The Reason of Towns exhibition coming to Mayo venue

AN engaging and provocative new exhibition on the tradition and future of the Irish town is to open in Áras Inis Gluaire, Belmullet.

Opening on August 16 as part of a national tour across Ireland in 2024 and 2025, The Reason of Towns is a new, ambitious exhibition of the work of one of Ireland’s most renowned architects, Valerie Mulvin.

Curated, commissioned and produced by the Irish Architecture Foundation and hosted in partnership with local arts and cultural organisations and venues, including Áras Inis Gluaire, this exhibition is intended to become a public occasion for the telling and retelling of true stories, lost traditions and possible futures for Irish towns and the people who live in them.

Initially travelling from Birr to Belmullet, then Trim as part of the 2024 summer tour, The Reason of Towns will be supported in each town with a one-day public programme, organised specifically for each town.
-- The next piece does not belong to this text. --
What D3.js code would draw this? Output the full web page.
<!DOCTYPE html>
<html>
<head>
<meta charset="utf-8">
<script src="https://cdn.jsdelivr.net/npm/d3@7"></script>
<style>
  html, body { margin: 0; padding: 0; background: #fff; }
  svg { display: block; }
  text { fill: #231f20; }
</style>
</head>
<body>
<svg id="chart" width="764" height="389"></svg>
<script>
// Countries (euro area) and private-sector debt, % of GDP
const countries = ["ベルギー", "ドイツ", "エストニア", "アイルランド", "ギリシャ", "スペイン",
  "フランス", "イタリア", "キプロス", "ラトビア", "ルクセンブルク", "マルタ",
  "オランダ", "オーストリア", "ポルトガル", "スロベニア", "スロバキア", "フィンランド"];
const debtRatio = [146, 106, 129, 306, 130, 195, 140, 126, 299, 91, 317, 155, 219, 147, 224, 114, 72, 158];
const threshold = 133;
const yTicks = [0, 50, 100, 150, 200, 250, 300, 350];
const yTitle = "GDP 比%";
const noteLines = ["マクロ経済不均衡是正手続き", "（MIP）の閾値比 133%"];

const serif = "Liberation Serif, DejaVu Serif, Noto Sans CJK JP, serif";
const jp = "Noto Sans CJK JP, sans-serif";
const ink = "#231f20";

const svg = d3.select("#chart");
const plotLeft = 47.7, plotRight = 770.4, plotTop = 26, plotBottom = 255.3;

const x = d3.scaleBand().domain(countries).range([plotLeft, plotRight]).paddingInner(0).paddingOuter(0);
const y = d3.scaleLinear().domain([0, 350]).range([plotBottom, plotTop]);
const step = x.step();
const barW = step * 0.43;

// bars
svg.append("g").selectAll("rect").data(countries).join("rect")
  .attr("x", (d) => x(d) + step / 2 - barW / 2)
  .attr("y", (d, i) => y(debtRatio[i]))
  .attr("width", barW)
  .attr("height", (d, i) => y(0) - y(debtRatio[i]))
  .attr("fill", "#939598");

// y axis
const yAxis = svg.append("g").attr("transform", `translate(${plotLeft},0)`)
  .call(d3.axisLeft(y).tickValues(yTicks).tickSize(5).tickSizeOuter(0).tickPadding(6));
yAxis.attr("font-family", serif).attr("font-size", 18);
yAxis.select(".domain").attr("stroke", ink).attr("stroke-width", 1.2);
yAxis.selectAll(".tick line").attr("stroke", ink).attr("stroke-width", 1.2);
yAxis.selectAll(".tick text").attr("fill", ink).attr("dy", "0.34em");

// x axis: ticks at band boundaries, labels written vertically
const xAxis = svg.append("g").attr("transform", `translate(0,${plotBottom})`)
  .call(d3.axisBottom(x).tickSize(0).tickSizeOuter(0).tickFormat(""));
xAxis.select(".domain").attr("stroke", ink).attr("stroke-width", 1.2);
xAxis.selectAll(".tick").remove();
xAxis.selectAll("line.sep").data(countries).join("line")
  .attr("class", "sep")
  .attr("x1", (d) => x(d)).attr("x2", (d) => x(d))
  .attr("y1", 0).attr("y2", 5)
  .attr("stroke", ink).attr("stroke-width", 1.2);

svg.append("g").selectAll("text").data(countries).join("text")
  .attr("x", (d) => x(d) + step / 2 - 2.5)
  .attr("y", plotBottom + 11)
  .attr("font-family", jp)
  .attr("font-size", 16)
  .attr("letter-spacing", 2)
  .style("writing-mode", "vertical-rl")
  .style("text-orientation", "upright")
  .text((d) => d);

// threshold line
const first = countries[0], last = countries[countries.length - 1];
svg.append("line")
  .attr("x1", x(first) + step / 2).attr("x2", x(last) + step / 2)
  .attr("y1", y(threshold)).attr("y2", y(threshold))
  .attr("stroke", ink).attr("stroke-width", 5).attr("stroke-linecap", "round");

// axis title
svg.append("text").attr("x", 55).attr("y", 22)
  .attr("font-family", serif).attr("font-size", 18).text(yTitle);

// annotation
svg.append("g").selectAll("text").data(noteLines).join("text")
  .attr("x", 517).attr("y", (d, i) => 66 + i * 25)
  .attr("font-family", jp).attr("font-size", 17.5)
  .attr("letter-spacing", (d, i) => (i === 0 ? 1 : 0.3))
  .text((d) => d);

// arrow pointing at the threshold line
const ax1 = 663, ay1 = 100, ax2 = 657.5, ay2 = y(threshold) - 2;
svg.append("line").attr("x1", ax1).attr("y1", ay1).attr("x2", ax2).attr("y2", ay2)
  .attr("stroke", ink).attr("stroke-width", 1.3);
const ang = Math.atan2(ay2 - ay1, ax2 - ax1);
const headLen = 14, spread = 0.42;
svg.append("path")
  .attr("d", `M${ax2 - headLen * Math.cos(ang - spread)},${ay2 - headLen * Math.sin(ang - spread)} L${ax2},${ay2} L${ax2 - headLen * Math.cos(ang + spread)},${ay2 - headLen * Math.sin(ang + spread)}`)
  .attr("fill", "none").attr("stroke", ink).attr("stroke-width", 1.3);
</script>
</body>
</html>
Called the 'Talks of the Town', events will include walking tours, a community-led workshop and a panel discussion. Local residents, members of heritage and environmental committees, planners and researchers are encouraged to sign up.

Building fragments from The Reason of Towns, a new, engaging and ambitious exhibition of the work of one of Ireland’s most renowned architects, Valerie Mulvin. Photo: Myles Shelley

Mark Ruddy, Belmullet-based architect, said of the exhibition: “As Belmullet town celebrates 200 years since its planned establishment in 1824, we are delighted to welcome the IAF and The Reason for Towns exhibition this August. Through this impressive showcase of the pioneering work of Valerie Mulvin and through the open-invite community workshop ‘Talks of the Town’, we hope to ignite a conversation on the importance of our town in a regional and national context.”
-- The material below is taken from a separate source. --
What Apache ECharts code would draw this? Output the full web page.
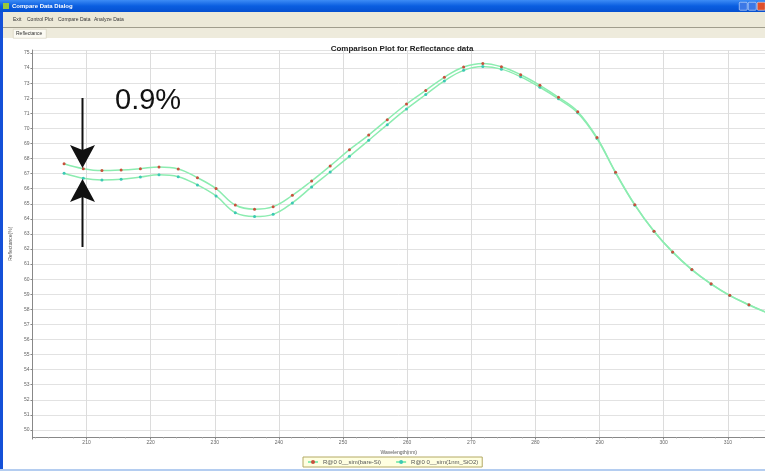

Organised around a series of immersive display ‘characters’ intended to engage and communicate to audiences in a variety of ways, the writings and buildings of Mulvin and her practice McCullough Mulvin Architects are exhibited through models, drawings, texts, and a series of slides, notes, personal memorabilia, building fragments and more. Together these reflect just a fraction of three decades of work on the subject of towns, recently gathered and published in Mulvin’s book, Approximate Formality, which was a starting point for this exhibition.

In addition, the exhibition also presents three newly commissioned films: The Shape is the Thing is a spatial-portrait of Clones, Youghal, Dungarvan and Templemore, describing their ‘ordinary-spectacular’ forms; Of Pride and Place documents 10 optimistic stories of action and change by architects working in towns across Ireland; while, finally, the exhibition will also present a new interview with Valerie Mulvin by broadcaster Vincent Woods, reflecting on her work and the subject of the exhibition.
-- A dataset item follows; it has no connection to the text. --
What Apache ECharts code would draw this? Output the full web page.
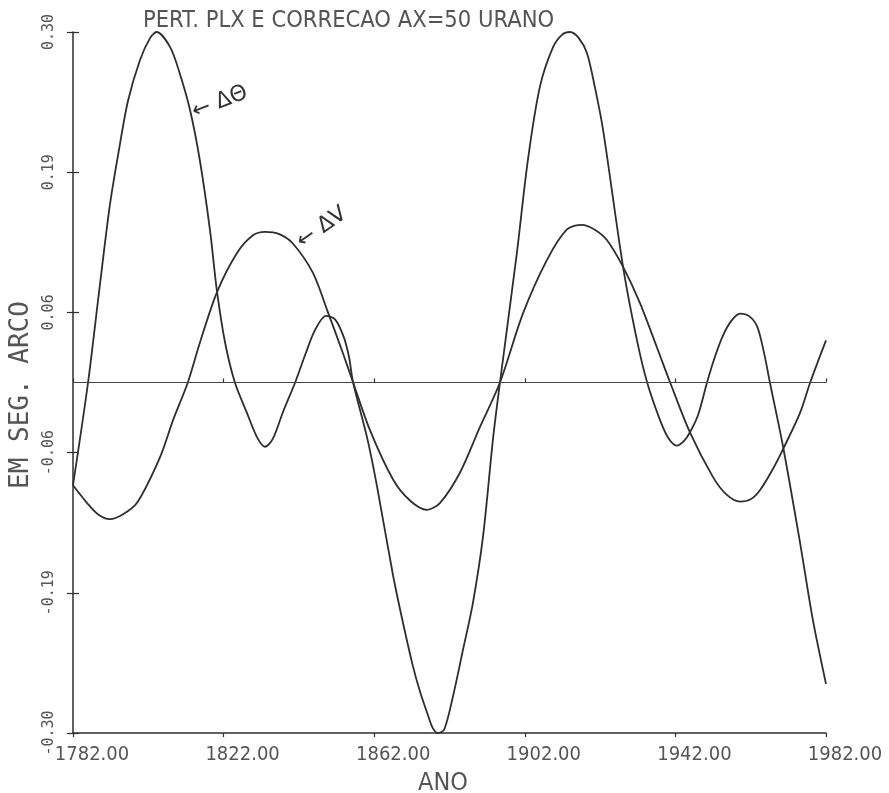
<!DOCTYPE html>
<html><head><meta charset="utf-8">
<script src="https://cdn.jsdelivr.net/npm/echarts@6/dist/echarts.min.js"></script>
<style>html,body{margin:0;padding:0;background:#fff}#c{width:889px;height:793px}</style>
</head><body><div id="c"></div>
<script>
const titleText = 'PERT. PLX E CORRECAO AX=50 URANO';
const xAxisName = 'ANO';
const yAxisName = 'EM SEG. ARCO';
const xMin = 1782, xMax = 1982, xStep = 40;
const yMin = -0.30, yMax = 0.30, yStep = 0.12;
const yTickLabels = ['-0.30', '-0.19', '-0.06', '0.06', '0.19', '0.30'];

const thetaName = 'ΔΘ';
const thetaYears = [1782.0, 1786.0, 1788.9, 1791.8, 1794.2, 1796.6, 1799.8, 1802.5, 1804.2, 1807.8, 1810.5, 1813.1, 1815.7, 1818.4, 1820.2, 1822.4, 1825.0, 1828.2, 1830.9, 1833.0, 1835.1, 1837.8, 1841.0, 1843.7, 1846.3, 1849.2, 1851.6, 1853.9, 1855.3, 1856.4, 1860.1, 1862.7, 1867.0, 1869.6, 1872.3, 1874.2, 1876.3, 1877.6, 1879.0, 1880.6, 1882.9, 1885.5, 1888.2, 1890.9, 1893.6, 1895.4, 1899.9, 1902.8, 1906.0, 1909.5, 1912.0, 1914.0, 1916.3, 1918.5, 1920.6, 1922.8, 1928.1, 1931.8, 1934.5, 1937.9, 1940.2, 1942.4, 1944.3, 1945.8, 1948.0, 1950.4, 1952.5, 1954.6, 1956.9, 1959.2, 1961.5, 1963.7, 1965.5, 1967.1, 1970.6, 1975.1, 1978.5, 1982.0];
const thetaValues = [-0.088, 0.000, 0.077, 0.152, 0.199, 0.241, 0.276, 0.295, 0.300, 0.287, 0.263, 0.233, 0.190, 0.130, 0.079, 0.034, 0.000, -0.026, -0.047, -0.055, -0.048, -0.025, 0.000, 0.024, 0.045, 0.057, 0.054, 0.039, 0.022, 0.000, -0.047, -0.088, -0.165, -0.205, -0.243, -0.265, -0.285, -0.296, -0.300, -0.297, -0.269, -0.230, -0.189, -0.132, -0.047, 0.000, 0.111, 0.190, 0.253, 0.287, 0.298, 0.300, 0.295, 0.282, 0.253, 0.216, 0.099, 0.036, 0.000, -0.032, -0.048, -0.054, -0.050, -0.043, -0.028, 0.000, 0.022, 0.040, 0.053, 0.059, 0.057, 0.048, 0.026, 0.000, -0.055, -0.137, -0.203, -0.258];

const dvName = 'ΔV';
const dvYears = [1782.0, 1785.7, 1788.7, 1791.8, 1795.2, 1799.0, 1805.1, 1808.6, 1812.5, 1815.7, 1820.2, 1825.6, 1829.8, 1833.0, 1836.8, 1840.4, 1845.7, 1849.5, 1853.7, 1856.4, 1860.9, 1867.0, 1871.5, 1876.0, 1879.5, 1884.8, 1890.1, 1895.4, 1901.5, 1907.9, 1913.2, 1917.2, 1920.5, 1923.8, 1928.1, 1932.6, 1937.1, 1940.6, 1945.9, 1952.0, 1955.6, 1959.2, 1962.0, 1964.5, 1967.9, 1970.6, 1975.1, 1977.8, 1982.0];
const dvValues = [-0.088, -0.103, -0.113, -0.117, -0.113, -0.103, -0.064, -0.032, 0.000, 0.034, 0.077, 0.111, 0.126, 0.129, 0.127, 0.119, 0.094, 0.062, 0.025, 0.000, -0.041, -0.083, -0.101, -0.109, -0.103, -0.077, -0.038, 0.000, 0.059, 0.105, 0.131, 0.135, 0.131, 0.122, 0.099, 0.068, 0.030, 0.000, -0.043, -0.081, -0.096, -0.102, -0.100, -0.092, -0.074, -0.057, -0.026, 0.000, 0.036];

// annotation anchors (points on the curves where the hand-drawn arrows point)
const thetaNote = { text: '← ΔΘ', at: [1813.3, 0.231], angle: 21 };
const dvNote = { text: '← ΔV', at: [1841.5, 0.119], angle: 35 };

const pairs = (xs, ys) => xs.map((x, i) => [x, ys[i]]);

const inkText = '#555';
const inkLine = '#2e2e2e';
const narrow = "'Liberation Sans Narrow', 'DejaVu Sans Condensed', 'DejaVu Sans Mono', sans-serif";
const mono = "'DejaVu Sans Mono', 'Liberation Mono', monospace";

const chart = echarts.init(document.getElementById('c'), null, { renderer: 'canvas' });

const baseX = {
  type: 'value', min: xMin, max: xMax, interval: xStep, position: 'bottom',
  splitLine: { show: false },
  axisLine: { show: true, onZero: false, lineStyle: { color: inkLine, width: 1.5 } }
};
const baseY = {
  type: 'value', min: yMin, max: yMax, interval: yStep, position: 'left',
  splitLine: { show: false },
  axisLine: { show: true, onZero: false, lineStyle: { color: inkLine, width: 1.5 } }
};

chart.setOption({
  animation: false,
  backgroundColor: '#ffffff',
  title: {
    text: titleText, left: 138, top: 4,
    textStyle: { fontFamily: narrow, fontSize: 23.5, fontWeight: 'normal', color: inkText }
  },
  grid: { left: 73, right: 63, top: 32, bottom: 60, containLabel: false, outerBoundsMode: 'none' },
  xAxis: [
    Object.assign({}, baseX, {
      name: xAxisName, nameLocation: 'middle', nameGap: 38,
      nameTextStyle: { fontFamily: narrow, fontSize: 25, color: inkText, padding: [0, 13, 0, 0] },
      axisTick: { show: true, inside: false, length: 4, lineStyle: { color: inkLine, width: 1.2 } },
      axisLabel: {
        show: true, margin: 12, showMinLabel: true, showMaxLabel: true,
        fontFamily: narrow, fontSize: 20, color: inkText, padding: [0, 0, 0, 38],
        formatter: v => v.toFixed(2)
      }
    }),
    Object.assign({}, baseX, {
      axisLine: { show: false },
      axisTick: { show: true, inside: true, length: 4, lineStyle: { color: inkLine, width: 1.2 } },
      axisLabel: { show: false }
    })
  ],
  yAxis: [
    Object.assign({}, baseY, {
      name: yAxisName, nameLocation: 'middle', nameGap: 35, nameRotate: 90,
      nameTextStyle: { fontFamily: mono, fontSize: 26, color: inkText, padding: [0, 25, 0, 0] },
      axisTick: { show: true, inside: false, length: 6, lineStyle: { color: inkLine, width: 1.2 } },
      axisLabel: {
        show: true, rotate: 90, margin: 16, showMinLabel: true, showMaxLabel: true,
        fontFamily: mono, fontSize: 15, color: inkText,
        formatter: (v, i) => yTickLabels[i]
      }
    }),
    Object.assign({}, baseY, {
      axisLine: { show: false },
      axisTick: { show: true, inside: true, length: 6, lineStyle: { color: inkLine, width: 1.2 } },
      axisLabel: { show: false }
    })
  ],
  series: [
    {
      name: thetaName, type: 'line', xAxisIndex: 0, yAxisIndex: 0,
      data: pairs(thetaYears, thetaValues), smooth: 0.3, showSymbol: false,
      lineStyle: { color: inkLine, width: 1.8 },
      markLine: {
        silent: true, symbol: ['none', 'none'], label: { show: false },
        lineStyle: { color: '#444', width: 1.2, type: 'solid' },
        data: [{ yAxis: 0 }]
      }
    },
    {
      name: dvName, type: 'line', xAxisIndex: 0, yAxisIndex: 0,
      data: pairs(dvYears, dvValues), smooth: 0.3, showSymbol: false,
      lineStyle: { color: inkLine, width: 1.8 }
    }
  ]
});

function noteGraphic(note) {
  const p = chart.convertToPixel({ xAxisIndex: 0, yAxisIndex: 0 }, note.at);
  return {
    type: 'text', x: p[0] + 2, y: p[1], rotation: note.angle * Math.PI / 180,
    style: {
      text: note.text, fill: '#333',
      font: "22px 'DejaVu Sans', sans-serif",
      align: 'left', verticalAlign: 'middle', textAlign: 'left', textVerticalAlign: 'middle'
    }
  };
}
chart.setOption({ graphic: [noteGraphic(thetaNote), noteGraphic(dvNote)] });
</script></body></html>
Said Valerie Mulvin: “It’s a great honour to be working with the Irish Architecture Foundation to share my excitement and curiosity about the extraordinary character of our towns. In The Reason of Towns I want to celebrate their geometry, their materiality and their potential and to talk about the particular and the universal, to rediscover these great spaces, underpinned by the material qualities of their stones and walls and yards.

“In my book, Approximate Formality, the starting point of this exhibition, I proposed a way of seeing Irish towns as part of European urban culture.

“Woven through the exhibition is evidence - in 30 years of projects and buildings - of our ambition as architects to inspire, re-invent and communicate the value of formal and built grain and fabric in our towns. With The Reason of Towns, I hope we can start a conversation about the value of the local, about using and reusing everything that already exists, and what it really means to share space in towns, among those unique environments and communities.”

The exhibition runs from August 16 to 30 in Áras Inis Gluaire, Belmullet. The self-guided exhibition is open to members of the public to attend on a drop-in basis.

The 'Talks of the Town' one-day programme will open for registration in advance of each tour stop. In this way the exhibition becomes an opportunity for local issues to be aired and discussed in a national context, fostering civic pride and promoting local action.